Many of the students there were not content with this building as it was very isolated and students felt that it was constructed without any consideration to the ‘student life’. They didn’t have any of the regular amenities nearby that students often enjoy and they felt disconnected from society in different ways. Not only were they placed on the outskirts of Paris, they also felt disconnected from the president Charles de Gaulle himself and their parents. At the time of the revolution, de Gaulle was 78 years old and therefore this presented a huge generational gap between himself and the students. He didn't understand the students as he lacked modernity and his policies reflected this. Students felt frustrated that their lives were being dictated by an archaic system so they became very vocal about their dissatisfaction and politically active. They sought to challenge both societal norms and university rules as they were displeased with the very conservative society - this is perfectly exemplified in people not having access to contraceptives or the prohibition of abortions. Furthermore, women were still very dependent on their husbands as they were in need of their spouse's approval to work and open a bank account indicating women's inferior role in society and their submission to their husbands. Also universites were subject to very strict and sexist rules for example students could not enter the rooms of the opposite sex.

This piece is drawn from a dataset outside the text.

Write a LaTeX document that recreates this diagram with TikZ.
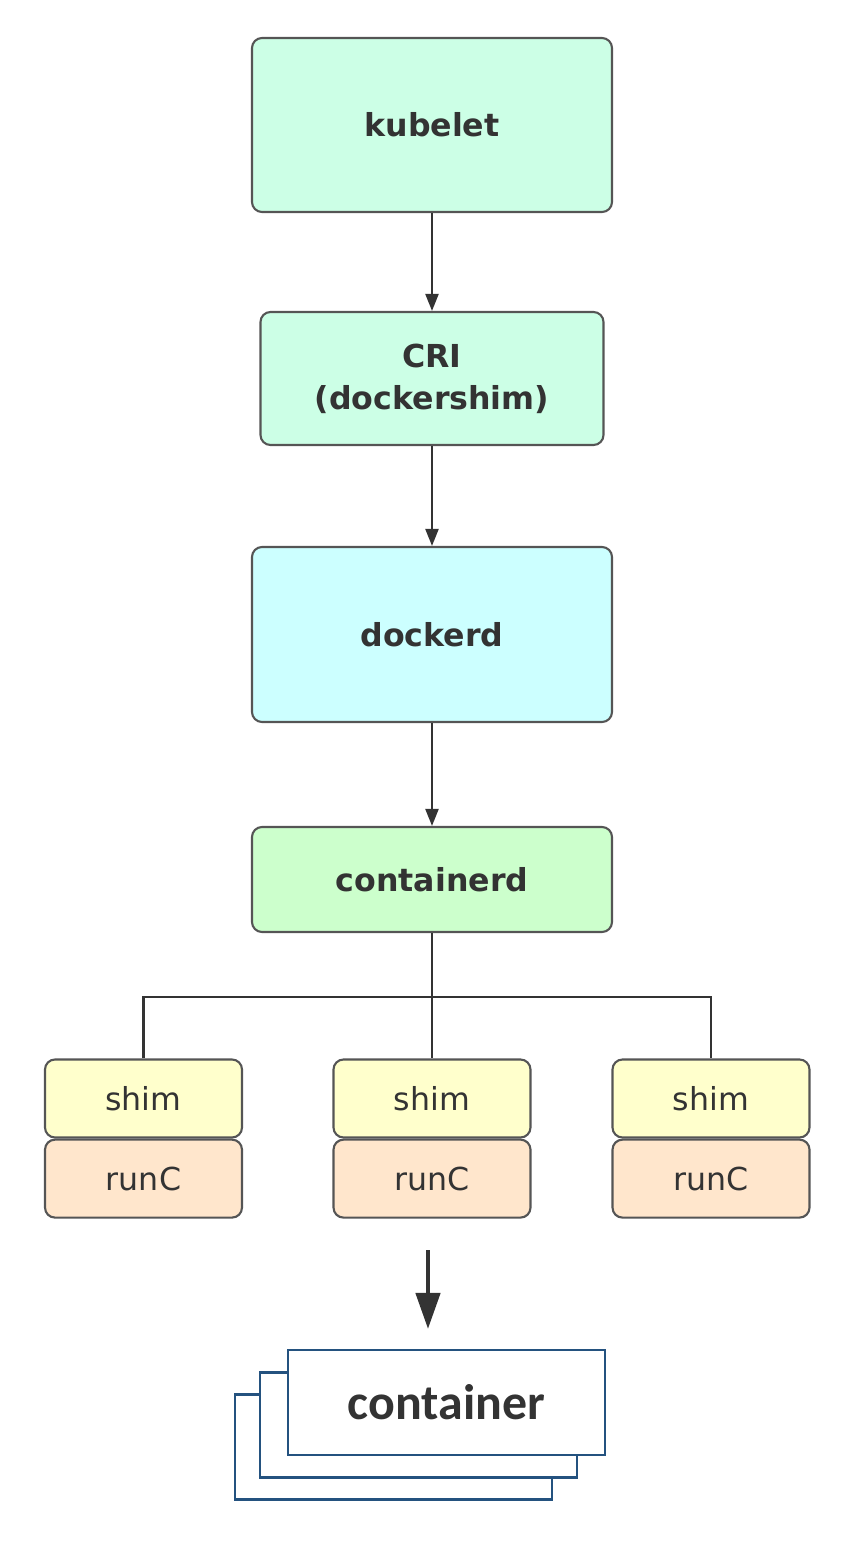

In addition to creating new campuses to cope with the rising number of students, the government employed more university staff who were often young assistants in order to save money. This created more problems in the lead up to the events of 1968 because the younger staff identified more with the students and their cause whilst the older staff held onto university traditions. "A gulf had emerged between the baby-boom generation and its elders with the attitude of those in authority considered outdated and conservative" (Reynolds, 2011, p.87). Students and the younger staff worked together to come up with plans that would reform the university system and the assistants were eager to join in with the protests. They believed that the lack of reform prevented universities from dealing with the new rise of students and as a result, university diplomas were devalued and students found it very hard to cope with the competitive job market. The French university system hadn't changed for over a century and students felt that universities should also be modernized just as the French society was.


Not only were there tensions between students and the older university staff, there were also tensions present between students themselves. Extreme left-wing groups present on campus known as the 'gauchistes' who were inspired by figures such as Marx, Mao, Trotsky and Lenin. They thought that the French university system reinforced the consumer society and their primary concern was not university reform, but a socialist revolution. This difference in thinking led to an unease between students. 


The videos below show the university of Nanterre's surroundings (namely the slums) and the campus. As mentioned above, it is a rather bleak and grim and quite cheerless. 


1967, Les bidonvilles de Nanterre (Youtube / Nabil Akoff, https://www.youtube.com/watch?v=3S8D-V7wyyM. Last accessed: 5/3/18)


La faculté de Nanterre en 1968 (Youtube / Ina Histoire, https://www.youtube.com/watch?v=cpzd60yw_I8. Last accessed: 5/3/18)


Events of March 1968

On the 20th March 1968, 300 students participated in an anti-Vietnam war demonstration organized by the CVN (Comité Vietnam National). However, this protest soon turned violent, with protesters throwing stones at the windows of an American Express branch - then a symbol of American imperialism. This resulted in six students getting arrested. 


2 days later, on the 22nd March 1968, around 150 students of the University of Nanterre in Paris led by Daniel Cohn-Bendit occupied the administrative building, which was of huge symbolic importance. Their main aim was to protest the student arrests and demand their release. The “Mouvement du 22 mars” was officially born; over the next few weeks, it would grow to include over 1,200 participants (until it was officially banned by the government in June 1968).


In an interview with Le Figaro for the 40th anniversary of the events, historian Philippe Artières described the two main consequences of this day: 

Daniel Cohn-Bendit emerged as a leader of the protests and later became a symbol of May 1968. Additionally, this day marked the entrance into the student movements of May 68 and started a chain reaction: because of the student protest in the administrative building, the entire university was shut down, which in turn resulted in the occupation and police intrusion of the Sorbonne (Le Figaro, 2008).